Starved for confrontation, when a Hummer limo rolled by, the crowd jeered and jumped up and down, screaming into its blacked-out, unresponsive windows.
The police were placid. One bobbed her head to the music of David Peel's "Die Yuppie Scum." She told me, "I'm with you guys. If it were up to me, I'd let you protest to your heart's content. I was born here and I can't afford to live anywhere on the island of Manhattan!"
I asked her what she thought of the changes in the neighborhood. She said, "These buildings don't fit. They're too big.
And the people? All they're doing is moving in victims. These people are victims. Stupid. They save seats with their laptops! With their handbags! And then just walk away. That's all we deal with now--
stolen laptops." Robberies and burglaries are up. The new kids on the block make it easy pickins. She predicted that crime would continue to rise, many of the newcomers would leave, "And we'll have balance again."

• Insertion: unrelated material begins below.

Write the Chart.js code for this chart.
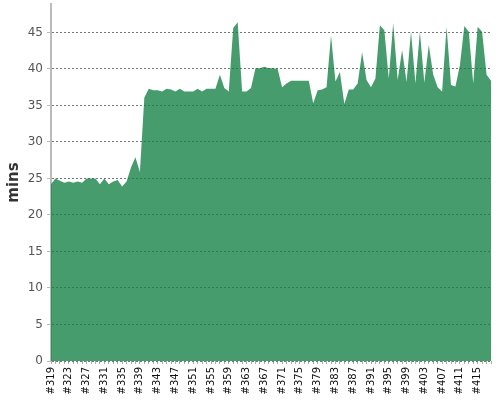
<!DOCTYPE html>
<html>
<head>
<meta charset="utf-8">
<script src="https://cdn.jsdelivr.net/npm/chart.js@4/dist/chart.umd.min.js"></script>
<style>
  html, body { margin: 0; padding: 0; background: #fff; }
  #wrap { width: 500px; height: 400px; }
</style>
</head>
<body>
<div id="wrap"><canvas id="minsChart"></canvas></div>
<script>
// build ids #319 .. #418
const firstBuild = 319;
const lastBuild = 418;
const buildLabels = [];
for (let n = firstBuild; n <= lastBuild; n++) buildLabels.push('#' + n);

const minsValues = [
    24.2, 25.0, 24.7, 24.4, 24.6, 24.4, 24.6, 24.4, 25.0, 25.0,
    25.0, 24.2, 25.0, 24.2, 24.6, 24.8, 23.9, 24.6, 26.5, 27.9,
    25.9, 36.1, 37.3, 37.1, 37.1, 36.9, 37.3, 37.2, 36.9, 37.3,
    36.9, 36.9, 36.9, 37.3, 36.9, 37.3, 37.3, 37.3, 39.2, 37.4,
    36.9, 45.6, 46.4, 36.9, 36.9, 37.4, 40.1, 40.1, 40.3, 40.1,
    40.1, 40.0, 37.5, 38.0, 38.4, 38.4, 38.4, 38.4, 38.4, 35.3,
    37.1, 37.2, 37.5, 44.6, 38.3, 39.6, 35.2, 37.2, 37.2, 38.0,
    42.3, 38.5, 37.5, 38.7, 46.0, 45.3, 38.7, 46.3, 38.5, 42.6,
    38.2, 45.1, 38.0, 45.1, 38.1, 43.3, 39.2, 37.5, 36.9, 45.8,
    37.8, 37.6, 40.5, 45.9, 45.1, 38.0, 45.8, 45.1, 39.2, 38.4
];

const yMax = 48.9;
const yStep = 5;
const labelEvery = 4;

const ctx = document.getElementById('minsChart').getContext('2d');
new Chart(ctx, {
    type: 'line',
    data: {
        labels: buildLabels,
        datasets: [{
            label: 'mins',
            data: minsValues,
            backgroundColor: 'rgba(18, 128, 68, 0.78)',
            borderWidth: 0,
            pointRadius: 0,
            tension: 0,
            fill: 'origin'
        }]
    },
    options: {
        responsive: true,
        maintainAspectRatio: false,
        animation: false,
        layout: { padding: { top: 4, right: 9, left: 0, bottom: 0 } },
        plugins: {
            legend: { display: false },
            tooltip: { enabled: false }
        },
        scales: {
            x: {
                offset: false,
                afterFit: s => {
                    s.height = 39;
                    s.paddingLeft = 0;
                    s.paddingRight = 0;
                },
                grid: {
                    drawOnChartArea: false,
                    tickLength: 3,
                    tickColor: '#aaa'
                },
                border: { display: false },
                ticks: {
                    autoSkip: false,
                    minRotation: 90,
                    maxRotation: 90,
                    padding: 3,
                    color: '#111',
                    font: { family: 'DejaVu Sans', size: 10 },
                    callback: (v, i) => i % labelEvery === 0 ? buildLabels[i] : ''
                }
            },
            y: {
                min: 0,
                max: yMax,
                afterFit: s => {
                    s.width = 51;
                    s.paddingTop = 0;
                    s.paddingBottom = 0;
                },
                border: { display: true, color: '#bbb', width: 2, dash: [2, 2] },
                grid: {
                    color: '#777',
                    tickColor: '#bbb',
                    tickLength: 4,
                    tickBorderDash: []
                },
                ticks: {
                    stepSize: yStep,
                    includeBounds: false,
                    padding: 4,
                    color: '#555',
                    font: { family: 'DejaVu Sans', size: 12 }
                },
                title: {
                    display: true,
                    text: 'mins',
                    color: '#333',
                    font: { family: 'DejaVu Sans', size: 15, weight: 'bold' },
                    padding: { top: 5, bottom: 0 }
                }
            }
        }
    }
});
</script>
</body>
</html>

After Bowery Wine, we marched to CBGB/Varvatos. The crowd jeered the outdoor diners at Bowery Hotel and turned down to
47 E. 3rd, where
multi-millionaires are evicting an entire tenement full of long-time residents to make a single-family McMansion for themselves. From there, we went up Avenue A, through Tompkins Square Park, and settled at the door of the Christodora House.
Pushed behind a police barricade,
the crowd chanted and David Peel sang "I Hate Christodora," like sirens luring the Christodorans out into the open. At last, they came. Barefoot girls with slim, tanned legs beneath long shirts came out cradling small dogs in their arms. Boys in Midwestern college football jerseys and Midwestern college football bodies came out with eyes wide. Gray-haired, gym-trim men in designer bifocals came out and consulted with the police.
The Christodorans huddled behind the police. One of them, with an air of paterfamilias, stepped to the protesters and argued for the goodness of himself and his neighbors: We feed the homeless! We give to charity! A shouting match ensued, but no one was touched, no bricks were thrown.
When the Christodorans realized it was not 1988 and no harm would come to them, they relaxed. They snapped pictures of the protesters and giggled. They chatted about everyday things, and petted each other's tiny dogs. They tossed their wheat-colored hair and laughed, showing their flawless teeth. Up on their marble steps, they did what the ruling class has been doing for centuries--they ignored the angry mob as it railed against them.
And I say
this was the fiercest opposition of the night, because the power to ignore, to stand above another's pain, unaffected and unmoved, to render people invisible--this may be the elites' greatest weapon.